Yeah, that's right. It'd have to get a bit more sophisticated as we'd need to reset and start the clock when feedback-provided is removed and waiting-for-feedback remains. If we didn't reset it, the reporter might not get a reasonable amount of time to respond.

mbhave commented 4 years ago

It's tricky. The fact that we removed feedback-provided and left waiting-for-feedback on could mean that the bot guessed wrong and the original reporter didn’t actually provide feedback. It could, however, also mean that the feedback that was provided moved the discussion on but led to a different question being asked where some more feedback was needed. Ideally we'd only want to reset it in the latter case.

rstoyanchev commented 4 years ago

If more feedback is needed and without it the issue cannot be scheduled then the clock should be on, no? If more feedback is needed but the issue clearly can be scheduled then I don't see the need to leave waiting-for-feedback and have a clock running. So I'm not following what the concern is.

mbhave commented 4 years ago

If more feedback is needed and without it the issue cannot be scheduled then the clock should be on, no?

Yes. The issue is when the clock should be reset. If the original feedback-provided was accurate and more feedback is needed, the clock should be reset. If the original feedback-provided was not actual feedback from the reporter (the bot guessed wrong), then ideally the clock should not be reset.
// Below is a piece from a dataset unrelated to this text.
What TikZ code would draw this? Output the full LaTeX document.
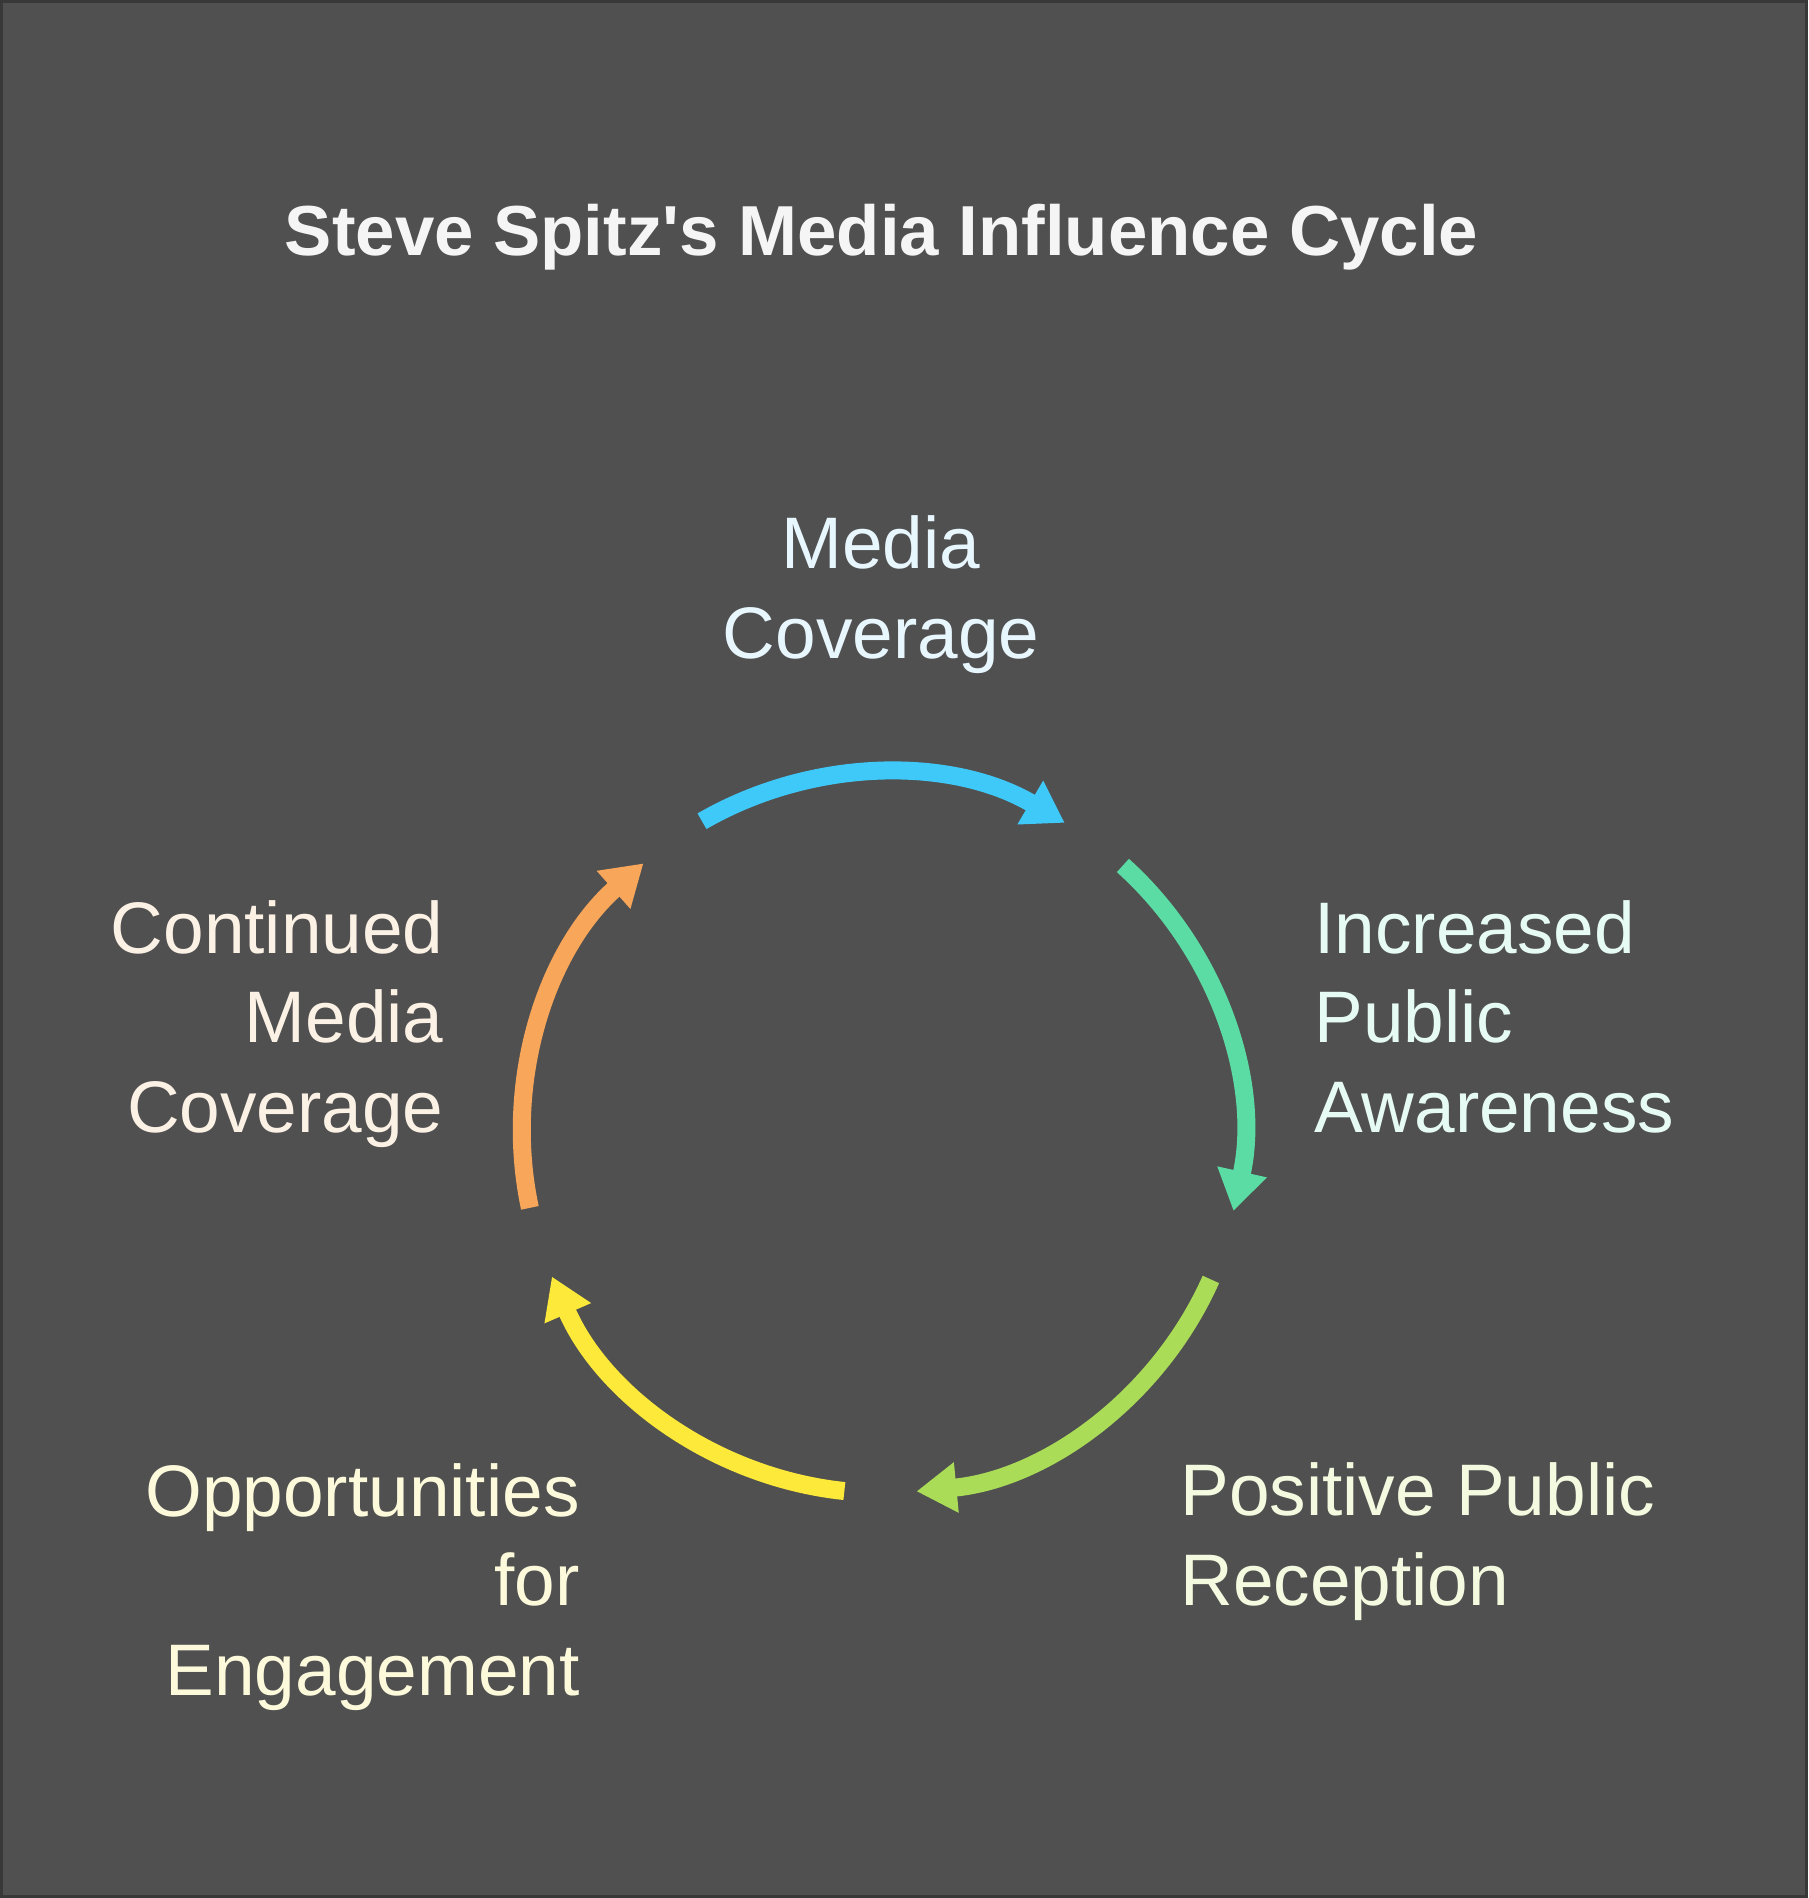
\documentclass[tikz,border=0pt]{standalone}
\usepackage{fontspec}
\setmainfont{Liberation Sans}
\usepackage{tikz}
\usetikzlibrary{arrows.meta}

\definecolor{framecol}{HTML}{383838}
\definecolor{bgcol}{HTML}{505050}
\definecolor{bluearr}{HTML}{3FC9F9}
\definecolor{greenarr}{HTML}{5BDCA4}
\definecolor{limearr}{HTML}{AADC58}
\definecolor{yellowarr}{HTML}{FDE93A}
\definecolor{orangearr}{HTML}{F7A65A}
\definecolor{mediatxt}{HTML}{E8F6FD}
\definecolor{awaretxt}{HTML}{E6FBF3}
\definecolor{recepttxt}{HTML}{F4FADF}
\definecolor{engagetxt}{HTML}{FDFADC}
\definecolor{contintxt}{HTML}{FCF1E5}

\tikzset{
  cyclearrow/.style={line width=9pt, -{Triangle[length=20pt,width=24pt]}},
  stagetext/.style={inner sep=0pt, font=\fontsize{36.5}{44.75}\selectfont},
  titletext/.style={inner sep=0pt, text=white!96!black, anchor=base,
    font=\fontsize{35.4}{43}\selectfont\bfseries}
}

\begin{document}
\begin{tikzpicture}[x=0.5pt,y=0.5pt]
  \fill[framecol] (0,0) rectangle (1808,-1898);
  \fill[bgcol] (3,-3) rectangle (1805,-1895);
  \node[titletext] (title) at (881.5,-256) {Steve Spitz\textquotesingle s Media Influence Cycle};

  \coordinate (ctr) at (882,-1133);
  % multi-line nodes sit on the baseline of their last line
  \node[stagetext, text=mediatxt, align=center, anchor=base] (media) at (881,-658) {Media\\Coverage};
  \node[stagetext, text=awaretxt, align=left, anchor=base west] (aware) at (1314,-1132) {Increased\\Public\\Awareness};
  \node[stagetext, text=recepttxt, align=left, anchor=base west] (recept) at (1180,-1605) {Positive Public\\Reception};
  \node[stagetext, text=engagetxt, align=right, anchor=base east] (engage) at (580,-1695) {Opportunities\\for\\Engagement};
  \node[stagetext, text=contintxt, align=right, anchor=base east] (contin) at (444,-1132) {Continued\\Media\\Coverage};

  \foreach \a/\col in {120/bluearr,48/greenarr,-24/limearr,-96/yellowarr,-168/orangearr}
    \draw[cyclearrow,\col] ([shift={(\a:360)}]ctr) arc[start angle=\a, delta angle=-60.5, radius=360];
\end{tikzpicture}
\end{document}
rstoyanchev commented 4 years ago

Right, I got it now! Yes it would be nice to control if the clock restarts or continues, and I can imagine some additional label like comment-provided for when the clock should continue, but as you pointed out, the time taken for the team to respond should be subtracted from the overall clock time.

Beyond that even if we didn't have that sophistication I would still be okay with a simple resetting of the clock. Yes that might prolong things but as long as there is a clock that'll close eventually on its own, and it's no different from what we have today.